● **Data for the task**:
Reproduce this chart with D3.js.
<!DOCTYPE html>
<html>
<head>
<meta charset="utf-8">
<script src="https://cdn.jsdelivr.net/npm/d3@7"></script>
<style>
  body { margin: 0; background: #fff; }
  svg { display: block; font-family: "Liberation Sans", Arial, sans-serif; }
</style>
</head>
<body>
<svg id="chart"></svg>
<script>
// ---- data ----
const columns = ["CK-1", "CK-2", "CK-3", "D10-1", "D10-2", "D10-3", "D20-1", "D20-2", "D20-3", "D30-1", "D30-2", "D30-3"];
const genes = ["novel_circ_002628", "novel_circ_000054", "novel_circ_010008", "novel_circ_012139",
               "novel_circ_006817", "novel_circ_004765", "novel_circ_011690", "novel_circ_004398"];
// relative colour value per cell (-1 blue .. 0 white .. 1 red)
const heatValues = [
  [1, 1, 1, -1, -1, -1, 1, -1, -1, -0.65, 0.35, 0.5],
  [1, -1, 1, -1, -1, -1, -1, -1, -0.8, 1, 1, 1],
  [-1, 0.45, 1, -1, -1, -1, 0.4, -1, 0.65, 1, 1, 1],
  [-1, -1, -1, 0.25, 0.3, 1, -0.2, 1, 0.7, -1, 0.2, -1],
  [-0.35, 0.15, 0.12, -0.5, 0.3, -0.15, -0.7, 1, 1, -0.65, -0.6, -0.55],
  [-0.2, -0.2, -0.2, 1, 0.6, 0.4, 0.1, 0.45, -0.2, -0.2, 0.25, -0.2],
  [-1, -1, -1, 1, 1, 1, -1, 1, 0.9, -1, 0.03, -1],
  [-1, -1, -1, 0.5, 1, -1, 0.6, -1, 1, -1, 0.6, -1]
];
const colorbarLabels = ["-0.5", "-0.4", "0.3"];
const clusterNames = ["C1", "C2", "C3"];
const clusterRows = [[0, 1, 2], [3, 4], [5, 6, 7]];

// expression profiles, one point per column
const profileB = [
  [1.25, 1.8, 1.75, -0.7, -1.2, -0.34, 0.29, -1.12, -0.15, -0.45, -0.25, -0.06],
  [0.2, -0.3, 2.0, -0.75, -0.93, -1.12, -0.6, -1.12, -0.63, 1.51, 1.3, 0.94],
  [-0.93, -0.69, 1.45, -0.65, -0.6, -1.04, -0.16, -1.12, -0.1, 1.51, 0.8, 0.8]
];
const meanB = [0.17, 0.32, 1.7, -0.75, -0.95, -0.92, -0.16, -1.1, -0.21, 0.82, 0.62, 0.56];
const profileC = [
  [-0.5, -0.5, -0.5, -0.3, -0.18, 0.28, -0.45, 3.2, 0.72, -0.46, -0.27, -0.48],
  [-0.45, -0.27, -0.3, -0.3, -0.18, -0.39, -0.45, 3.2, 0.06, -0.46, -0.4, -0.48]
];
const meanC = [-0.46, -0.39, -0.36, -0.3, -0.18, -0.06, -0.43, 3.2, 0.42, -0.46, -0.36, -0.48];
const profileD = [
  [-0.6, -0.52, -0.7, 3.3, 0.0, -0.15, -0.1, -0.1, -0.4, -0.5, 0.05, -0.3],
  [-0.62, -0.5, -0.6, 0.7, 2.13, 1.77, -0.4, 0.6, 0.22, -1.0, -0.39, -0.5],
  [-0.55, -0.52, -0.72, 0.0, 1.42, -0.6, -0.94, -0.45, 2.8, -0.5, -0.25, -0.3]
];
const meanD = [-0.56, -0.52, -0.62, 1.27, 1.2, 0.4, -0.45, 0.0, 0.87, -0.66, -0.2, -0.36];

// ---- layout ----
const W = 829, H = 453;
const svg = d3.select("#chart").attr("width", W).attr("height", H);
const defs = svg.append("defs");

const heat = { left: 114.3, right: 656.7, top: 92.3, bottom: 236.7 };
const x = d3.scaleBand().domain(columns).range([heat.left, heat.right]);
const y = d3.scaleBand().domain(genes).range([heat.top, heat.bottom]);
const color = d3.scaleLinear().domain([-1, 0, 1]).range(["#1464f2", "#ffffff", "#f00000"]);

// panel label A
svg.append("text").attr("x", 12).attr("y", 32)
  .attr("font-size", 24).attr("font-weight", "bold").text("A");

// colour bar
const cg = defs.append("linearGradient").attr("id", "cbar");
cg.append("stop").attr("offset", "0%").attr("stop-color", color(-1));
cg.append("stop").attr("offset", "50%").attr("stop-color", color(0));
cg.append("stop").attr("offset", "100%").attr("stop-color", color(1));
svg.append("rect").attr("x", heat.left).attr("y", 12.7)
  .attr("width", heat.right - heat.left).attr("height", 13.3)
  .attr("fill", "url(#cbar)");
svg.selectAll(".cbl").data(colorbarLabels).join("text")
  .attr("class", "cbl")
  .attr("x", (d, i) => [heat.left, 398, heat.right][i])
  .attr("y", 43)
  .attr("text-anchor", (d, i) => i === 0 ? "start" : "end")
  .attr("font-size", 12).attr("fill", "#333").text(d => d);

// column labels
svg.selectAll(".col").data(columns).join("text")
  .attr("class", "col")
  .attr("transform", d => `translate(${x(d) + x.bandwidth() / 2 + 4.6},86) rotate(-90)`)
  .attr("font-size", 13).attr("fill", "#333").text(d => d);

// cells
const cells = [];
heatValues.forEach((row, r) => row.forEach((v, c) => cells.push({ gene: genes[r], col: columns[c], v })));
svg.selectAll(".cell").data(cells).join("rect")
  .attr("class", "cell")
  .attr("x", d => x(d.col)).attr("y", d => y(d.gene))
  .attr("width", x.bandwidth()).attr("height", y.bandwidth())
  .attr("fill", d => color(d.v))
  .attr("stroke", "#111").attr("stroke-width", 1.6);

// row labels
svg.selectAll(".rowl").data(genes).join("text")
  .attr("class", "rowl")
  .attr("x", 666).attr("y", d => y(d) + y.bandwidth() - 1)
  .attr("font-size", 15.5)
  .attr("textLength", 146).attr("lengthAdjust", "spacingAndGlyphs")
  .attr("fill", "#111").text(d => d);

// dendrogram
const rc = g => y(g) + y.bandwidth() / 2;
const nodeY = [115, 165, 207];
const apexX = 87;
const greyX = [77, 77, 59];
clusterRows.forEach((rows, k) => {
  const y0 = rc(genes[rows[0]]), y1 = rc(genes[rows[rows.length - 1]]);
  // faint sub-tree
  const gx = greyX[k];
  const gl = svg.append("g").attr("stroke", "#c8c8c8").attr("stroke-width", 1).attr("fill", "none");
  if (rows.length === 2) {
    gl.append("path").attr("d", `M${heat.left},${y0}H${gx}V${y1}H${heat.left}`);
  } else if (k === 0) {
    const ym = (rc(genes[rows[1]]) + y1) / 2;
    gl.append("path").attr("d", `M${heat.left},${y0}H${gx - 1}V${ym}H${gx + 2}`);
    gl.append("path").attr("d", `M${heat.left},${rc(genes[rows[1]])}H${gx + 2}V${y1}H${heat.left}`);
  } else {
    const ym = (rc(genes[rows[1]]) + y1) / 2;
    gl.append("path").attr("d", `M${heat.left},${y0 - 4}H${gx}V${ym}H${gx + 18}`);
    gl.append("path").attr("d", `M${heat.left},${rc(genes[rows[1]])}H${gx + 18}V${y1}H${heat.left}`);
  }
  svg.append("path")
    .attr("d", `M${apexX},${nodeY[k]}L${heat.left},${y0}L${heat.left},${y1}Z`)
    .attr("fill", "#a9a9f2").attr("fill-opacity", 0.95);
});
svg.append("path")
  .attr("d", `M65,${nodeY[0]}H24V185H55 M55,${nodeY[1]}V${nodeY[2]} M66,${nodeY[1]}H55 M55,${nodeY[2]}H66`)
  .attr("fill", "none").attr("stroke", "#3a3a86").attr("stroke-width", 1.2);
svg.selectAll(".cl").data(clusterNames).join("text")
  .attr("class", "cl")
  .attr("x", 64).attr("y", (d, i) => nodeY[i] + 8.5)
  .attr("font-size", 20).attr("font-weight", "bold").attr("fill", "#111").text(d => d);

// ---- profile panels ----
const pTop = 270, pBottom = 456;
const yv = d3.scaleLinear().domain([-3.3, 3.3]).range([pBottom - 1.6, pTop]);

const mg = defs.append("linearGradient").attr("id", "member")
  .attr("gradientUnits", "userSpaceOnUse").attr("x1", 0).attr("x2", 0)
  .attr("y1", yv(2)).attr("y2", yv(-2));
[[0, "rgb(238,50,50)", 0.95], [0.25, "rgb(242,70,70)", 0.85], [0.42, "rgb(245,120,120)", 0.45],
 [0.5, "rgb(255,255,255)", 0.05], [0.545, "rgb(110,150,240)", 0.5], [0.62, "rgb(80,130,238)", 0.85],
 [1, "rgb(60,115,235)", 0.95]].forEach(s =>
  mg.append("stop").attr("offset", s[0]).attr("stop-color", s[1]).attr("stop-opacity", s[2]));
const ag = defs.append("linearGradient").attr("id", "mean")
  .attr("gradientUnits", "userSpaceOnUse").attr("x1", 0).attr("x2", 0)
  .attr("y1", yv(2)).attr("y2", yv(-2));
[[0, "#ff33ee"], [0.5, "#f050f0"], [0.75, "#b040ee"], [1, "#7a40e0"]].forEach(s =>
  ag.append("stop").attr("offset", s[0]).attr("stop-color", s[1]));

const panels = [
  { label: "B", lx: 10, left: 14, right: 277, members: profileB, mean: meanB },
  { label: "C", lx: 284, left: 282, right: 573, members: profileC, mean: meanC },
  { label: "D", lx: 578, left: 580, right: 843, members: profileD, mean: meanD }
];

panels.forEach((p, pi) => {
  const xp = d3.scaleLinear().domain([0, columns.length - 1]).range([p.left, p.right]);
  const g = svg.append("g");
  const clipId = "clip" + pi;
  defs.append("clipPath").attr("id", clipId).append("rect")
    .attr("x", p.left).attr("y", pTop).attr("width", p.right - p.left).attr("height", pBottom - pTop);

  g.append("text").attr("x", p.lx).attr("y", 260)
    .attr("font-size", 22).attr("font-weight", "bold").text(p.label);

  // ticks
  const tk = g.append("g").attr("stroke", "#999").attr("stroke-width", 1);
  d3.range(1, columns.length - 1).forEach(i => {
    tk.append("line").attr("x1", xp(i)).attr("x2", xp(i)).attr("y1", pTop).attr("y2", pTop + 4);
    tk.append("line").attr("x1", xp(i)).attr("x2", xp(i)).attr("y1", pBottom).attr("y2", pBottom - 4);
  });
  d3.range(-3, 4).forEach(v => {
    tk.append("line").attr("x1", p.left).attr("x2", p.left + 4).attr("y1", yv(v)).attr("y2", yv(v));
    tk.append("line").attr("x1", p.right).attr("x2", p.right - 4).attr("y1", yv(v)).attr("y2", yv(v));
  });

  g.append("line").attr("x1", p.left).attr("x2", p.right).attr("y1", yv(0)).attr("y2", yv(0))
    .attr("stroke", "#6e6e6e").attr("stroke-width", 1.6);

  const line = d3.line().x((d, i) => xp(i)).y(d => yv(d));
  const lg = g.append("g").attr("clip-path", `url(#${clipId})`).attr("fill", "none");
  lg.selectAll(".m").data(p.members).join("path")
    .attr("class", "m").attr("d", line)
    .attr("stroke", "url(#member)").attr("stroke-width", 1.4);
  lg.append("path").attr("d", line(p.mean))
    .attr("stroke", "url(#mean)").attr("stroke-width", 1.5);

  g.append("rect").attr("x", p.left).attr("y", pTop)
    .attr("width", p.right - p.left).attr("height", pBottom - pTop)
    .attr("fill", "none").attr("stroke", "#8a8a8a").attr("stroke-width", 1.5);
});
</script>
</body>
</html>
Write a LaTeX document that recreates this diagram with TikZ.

● **Task goal**: Pick out the lines that contain "chart" and copy them.

● **The result**:
Reproduce this chart with D3.js.
<svg id="chart"></svg>
const svg = d3.select("#chart").attr("width", W).attr("height", H);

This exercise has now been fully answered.